===== Source excerpt =====
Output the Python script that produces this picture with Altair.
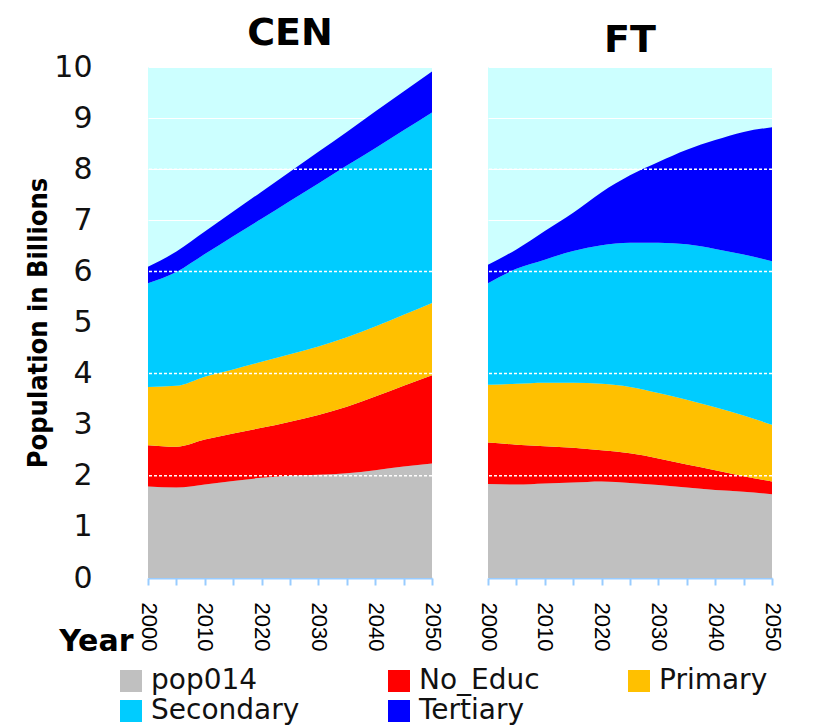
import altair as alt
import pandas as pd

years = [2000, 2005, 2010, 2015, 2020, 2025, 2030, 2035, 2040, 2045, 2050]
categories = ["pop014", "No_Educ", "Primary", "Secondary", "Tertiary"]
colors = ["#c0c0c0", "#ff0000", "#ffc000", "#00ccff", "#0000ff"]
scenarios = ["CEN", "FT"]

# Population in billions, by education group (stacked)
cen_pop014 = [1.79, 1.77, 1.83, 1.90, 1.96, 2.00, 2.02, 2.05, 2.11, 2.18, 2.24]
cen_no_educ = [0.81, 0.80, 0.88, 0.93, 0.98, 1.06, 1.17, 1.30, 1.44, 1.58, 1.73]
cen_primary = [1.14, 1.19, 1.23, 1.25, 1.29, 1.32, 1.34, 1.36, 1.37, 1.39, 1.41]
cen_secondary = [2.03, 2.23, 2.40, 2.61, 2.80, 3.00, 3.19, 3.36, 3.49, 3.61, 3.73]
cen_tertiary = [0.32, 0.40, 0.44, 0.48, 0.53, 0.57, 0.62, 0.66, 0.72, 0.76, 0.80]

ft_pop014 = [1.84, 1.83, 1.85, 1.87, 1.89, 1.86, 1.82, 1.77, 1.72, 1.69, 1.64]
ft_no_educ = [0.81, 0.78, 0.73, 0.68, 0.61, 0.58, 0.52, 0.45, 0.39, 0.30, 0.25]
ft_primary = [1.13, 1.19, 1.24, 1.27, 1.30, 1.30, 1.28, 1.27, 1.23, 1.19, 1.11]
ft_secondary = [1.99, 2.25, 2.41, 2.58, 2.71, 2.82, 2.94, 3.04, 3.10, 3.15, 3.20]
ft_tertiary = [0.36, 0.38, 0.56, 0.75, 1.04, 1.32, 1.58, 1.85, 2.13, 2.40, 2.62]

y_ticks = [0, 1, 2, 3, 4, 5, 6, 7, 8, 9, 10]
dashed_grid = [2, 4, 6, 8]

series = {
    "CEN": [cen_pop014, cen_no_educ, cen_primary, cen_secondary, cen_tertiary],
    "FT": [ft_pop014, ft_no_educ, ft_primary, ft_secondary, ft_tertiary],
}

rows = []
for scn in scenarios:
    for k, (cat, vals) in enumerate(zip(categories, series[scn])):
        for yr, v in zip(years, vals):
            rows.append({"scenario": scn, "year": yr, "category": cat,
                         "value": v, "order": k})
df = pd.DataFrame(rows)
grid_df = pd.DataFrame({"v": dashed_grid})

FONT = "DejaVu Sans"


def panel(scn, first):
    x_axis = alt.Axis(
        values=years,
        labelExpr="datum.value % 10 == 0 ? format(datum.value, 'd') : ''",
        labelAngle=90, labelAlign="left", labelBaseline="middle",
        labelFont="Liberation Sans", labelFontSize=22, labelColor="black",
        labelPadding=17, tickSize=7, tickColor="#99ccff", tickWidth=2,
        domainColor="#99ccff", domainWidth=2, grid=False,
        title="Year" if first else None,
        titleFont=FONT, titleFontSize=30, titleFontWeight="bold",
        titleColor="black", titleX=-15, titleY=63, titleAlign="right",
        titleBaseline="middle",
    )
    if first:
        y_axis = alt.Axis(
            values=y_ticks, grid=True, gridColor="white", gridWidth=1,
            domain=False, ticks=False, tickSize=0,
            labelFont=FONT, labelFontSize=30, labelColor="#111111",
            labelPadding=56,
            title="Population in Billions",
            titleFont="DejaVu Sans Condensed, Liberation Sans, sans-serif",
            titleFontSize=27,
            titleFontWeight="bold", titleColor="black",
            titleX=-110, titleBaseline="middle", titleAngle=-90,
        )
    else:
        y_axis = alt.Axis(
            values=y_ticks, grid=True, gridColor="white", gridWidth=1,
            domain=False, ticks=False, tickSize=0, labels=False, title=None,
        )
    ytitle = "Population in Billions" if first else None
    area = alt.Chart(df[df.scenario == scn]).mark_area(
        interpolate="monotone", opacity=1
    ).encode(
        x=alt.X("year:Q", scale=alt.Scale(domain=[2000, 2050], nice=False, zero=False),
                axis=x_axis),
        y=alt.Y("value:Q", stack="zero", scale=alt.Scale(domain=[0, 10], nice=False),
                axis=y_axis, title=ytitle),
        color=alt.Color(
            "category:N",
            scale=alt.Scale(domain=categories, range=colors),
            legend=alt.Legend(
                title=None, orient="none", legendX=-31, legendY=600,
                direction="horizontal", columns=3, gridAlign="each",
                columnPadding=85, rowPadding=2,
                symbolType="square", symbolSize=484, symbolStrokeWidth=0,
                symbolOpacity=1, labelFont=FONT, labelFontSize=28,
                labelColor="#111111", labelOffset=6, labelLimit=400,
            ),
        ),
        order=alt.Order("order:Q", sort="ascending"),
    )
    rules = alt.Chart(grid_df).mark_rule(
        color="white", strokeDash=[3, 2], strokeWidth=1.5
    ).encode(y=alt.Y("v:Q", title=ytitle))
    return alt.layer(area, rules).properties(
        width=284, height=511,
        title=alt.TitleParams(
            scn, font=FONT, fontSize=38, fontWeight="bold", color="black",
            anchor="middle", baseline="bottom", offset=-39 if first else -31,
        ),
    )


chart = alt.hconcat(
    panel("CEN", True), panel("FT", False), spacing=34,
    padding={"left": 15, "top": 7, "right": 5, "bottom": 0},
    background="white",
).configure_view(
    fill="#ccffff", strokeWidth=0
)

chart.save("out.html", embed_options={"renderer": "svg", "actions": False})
=====
Set exercise> Reproduce the material above from its first line through the line containing "2.13, 2.40, 2.62]", both ends included, and skip every picture.

Output of the exercise>
Output the Python script that produces this picture with Altair.
import altair as alt
import pandas as pd

years = [2000, 2005, 2010, 2015, 2020, 2025, 2030, 2035, 2040, 2045, 2050]
categories = ["pop014", "No_Educ", "Primary", "Secondary", "Tertiary"]
colors = ["#c0c0c0", "#ff0000", "#ffc000", "#00ccff", "#0000ff"]
scenarios = ["CEN", "FT"]

# Population in billions, by education group (stacked)
cen_pop014 = [1.79, 1.77, 1.83, 1.90, 1.96, 2.00, 2.02, 2.05, 2.11, 2.18, 2.24]
cen_no_educ = [0.81, 0.80, 0.88, 0.93, 0.98, 1.06, 1.17, 1.30, 1.44, 1.58, 1.73]
cen_primary = [1.14, 1.19, 1.23, 1.25, 1.29, 1.32, 1.34, 1.36, 1.37, 1.39, 1.41]
cen_secondary = [2.03, 2.23, 2.40, 2.61, 2.80, 3.00, 3.19, 3.36, 3.49, 3.61, 3.73]
cen_tertiary = [0.32, 0.40, 0.44, 0.48, 0.53, 0.57, 0.62, 0.66, 0.72, 0.76, 0.80]

ft_pop014 = [1.84, 1.83, 1.85, 1.87, 1.89, 1.86, 1.82, 1.77, 1.72, 1.69, 1.64]
ft_no_educ = [0.81, 0.78, 0.73, 0.68, 0.61, 0.58, 0.52, 0.45, 0.39, 0.30, 0.25]
ft_primary = [1.13, 1.19, 1.24, 1.27, 1.30, 1.30, 1.28, 1.27, 1.23, 1.19, 1.11]
ft_secondary = [1.99, 2.25, 2.41, 2.58, 2.71, 2.82, 2.94, 3.04, 3.10, 3.15, 3.20]
ft_tertiary = [0.36, 0.38, 0.56, 0.75, 1.04, 1.32, 1.58, 1.85, 2.13, 2.40, 2.62]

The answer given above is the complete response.